UE-CHINE : L’AFFAIRE DE LA « 5G »
23 juillet 2020 at 7:44 Laisser un commentaire

Que le passage prochain à la cinquième génération de réseau de télécommunication (« 5G ») -et le maillage d’antennes-relais qui en résulte- suscitent des controverses n’a, en soi, rien d’anormal. Les enjeux de cette révolution technologique sont assurément considérables. Ne prévoit-on pas que d’ici dix ans, la 5G relie 500 milliards d’objets connectés dans le monde ? Ce phénomène concerne chaque citoyen ainsi que de nombreuses filières, telles la robotique, la future voiture autonome, voire la téléchirurgie, etc… La croissance exponentielle des données et l’hyper-connectivité des sociétés futures posent des problèmes sociaux et sociétaux, économiques et écologiques, et, naturellement, de sécurité et de souveraineté. Il n’y a, à cet égard, rien à redire à la volonté exprimée par la Commission européenne de prévenir par des règles strictes les risques inhérents à une mutation de cette ampleur, depuis celui de la protection des données personnelles ou stratégiques jusqu’à celui de la dépendance d’un seul équipementier. Et ce d’autant plus qu’il n’y en a guère que trois qui comptent réellement, à ce jour, pour les opérateurs européens : le finlandais Nokia, le suédois Ericsson et…le chinois Huawei, leader mondial en la matière (dont SFR et Bouygues-Télécom utilisent déjà les infrastructures). Un consensus européen semblait s’établir : réguler plus, oui; bannir Huawei, non.

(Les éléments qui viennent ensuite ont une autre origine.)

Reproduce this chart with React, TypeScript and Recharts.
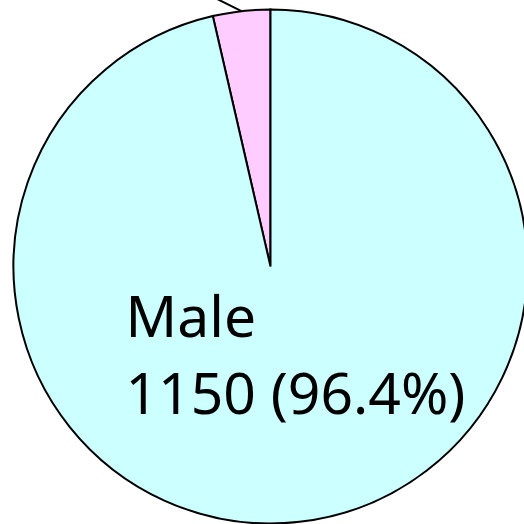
import { Cell, Pie, PieChart } from "recharts";

const names = ["Female", "Male"];
const counts = [43, 1150];
const percents = ["3.6%", "96.4%"];
const colors = ["#ffccff", "#ccffff"];

const data = names.map((name, i) => ({
  name,
  value: counts[i],
  pct: percents[i],
}));

const RADIAN = Math.PI / 180;

const renderLabel = (props: any) => {
  const { cx, cy, midAngle, outerRadius, index } = props;
  const item = data[index];
  if (item.name === "Male") {
    const x = cx - 145;
    const y = cy + 70;
    return (
      <text
        x={x}
        y={y}
        fill="#000"
        fontFamily="Noto Sans"
        fontSize={57}
        textAnchor="start"
      >
        <tspan x={x} dy={0}>
          {item.name}
        </tspan>
        <tspan x={x} dy={77}>
          {`${item.value} (${item.pct})`}
        </tspan>
      </text>
    );
  }
  // female label sits above the visible area, only its leader line shows
  const sx = cx + outerRadius * Math.cos(-midAngle * RADIAN);
  const sy = cy + outerRadius * Math.sin(-midAngle * RADIAN);
  const ex = sx - 64;
  const ey = sy - 32;
  return (
    <g>
      <path d={`M${sx},${sy}L${ex},${ey}`} stroke="#000" strokeWidth={2} fill="none" />
      <text
        x={ex - 10}
        y={ey - 10}
        fill="#000"
        fontFamily="Noto Sans"
        fontSize={57}
        textAnchor="end"
      >
        {`${item.name} ${item.value} (${item.pct})`}
      </text>
    </g>
  );
};

const App = () => {
  return (
    <div style={{ position: "absolute", left: 0, top: 0, width: 524, height: 524, overflow: "hidden" }}>
      <PieChart width={524} height={524} margin={{ top: 0, right: 0, bottom: 0, left: 0 }}>
        <Pie
          data={data}
          dataKey="value"
          nameKey="name"
          cx={270.5}
          cy={266.5}
          innerRadius={0}
          outerRadius={257}
          startAngle={90}
          endAngle={450}
          stroke="#000"
          strokeWidth={2}
          label={renderLabel}
          labelLine={false}
          isAnimationActive={false}
        >
          {data.map((entry, index) => (
            <Cell key={`cell-${index}`} fill={colors[index % colors.length]} />
          ))}
        </Pie>
      </PieChart>
    </div>
  );
};

export default App;
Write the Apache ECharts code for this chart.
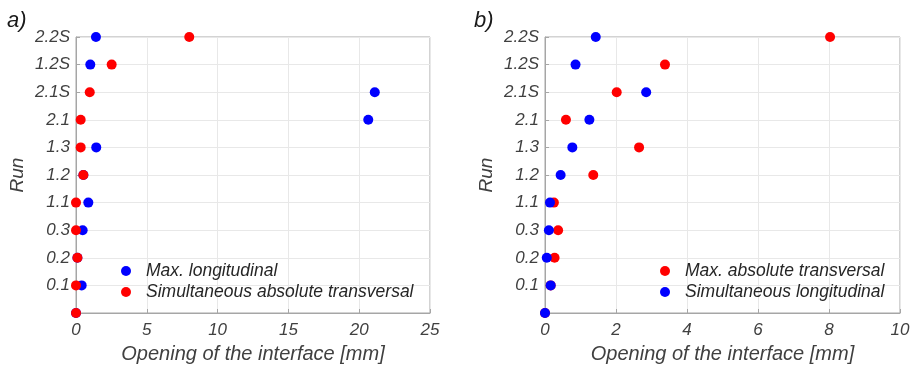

Le problème est venu de Washington : qui dit « leadership chinois » dit contre-offensive Trump. Celui-ci a donc non seulement interdit toute vente de matériel chinois de télécommunication aux Etats-Unis et toute exportation d’équipements américains en la matière vers la Chine. Il a, dans le même temps, exercé sur ses « alliés » européens des pressions inouïes -y compris sonnantes et trébuchantes- pour qu’ils fassent de même, arguant de soupçons d’espionnage à grande échelle de la part de Huawei au profit de Pékin. En vain, dans un premier temps. Même le très obséquieux Boris Johnson refusa en janvier dernier de suivre son maître à penser, quitte à s’attirer les foudres de son protecteur. Or, voilà que , peu à peu, le ton se durcit en Europe -à l’exception, pour le moment, de la Chancelière allemande- à l’égard de la firme chinoise. À Londres, un lobby de 60 députés conservateurs dévoués à Washington a fini par faire basculer Boris Johnson. Hypocritement, Paris dit refuser le « bannissement total » de Huawei, mais n’accordera aux opérateurs utilisant les équipements chinois qu’une autorisation d’une durée de trois à huit ans, rendant l’amortissement des investissements quasi-impossible. « Question de souveraineté européenne » dit-on. Vraiment ? Est-on si sûr de la stratégie future de Nokia ? Rappelons qu’après avoir racheté Alcatel en 2015 et touché du gouvernement français de quoi payer 1000 ingénieurs pendant trois ans et demi, ce « Champion européen » (dixit Macron) vient d’annoncer la suppression de 1233 emplois en France , principalement dans la recherche et le développement « pour atteindre un niveau de rentabilité durable » ! Quant à Ericsson, il a été condamné à 1 milliard de dollars aux Etats-Unis, l’an dernier, pour avoir mis en place entre 2000 et 2016 un système de caisses noires destinées à décrocher des contrats grâce à des pots de vins ! Souveraineté européenne ? Non. Simple reculade face au chantage américain.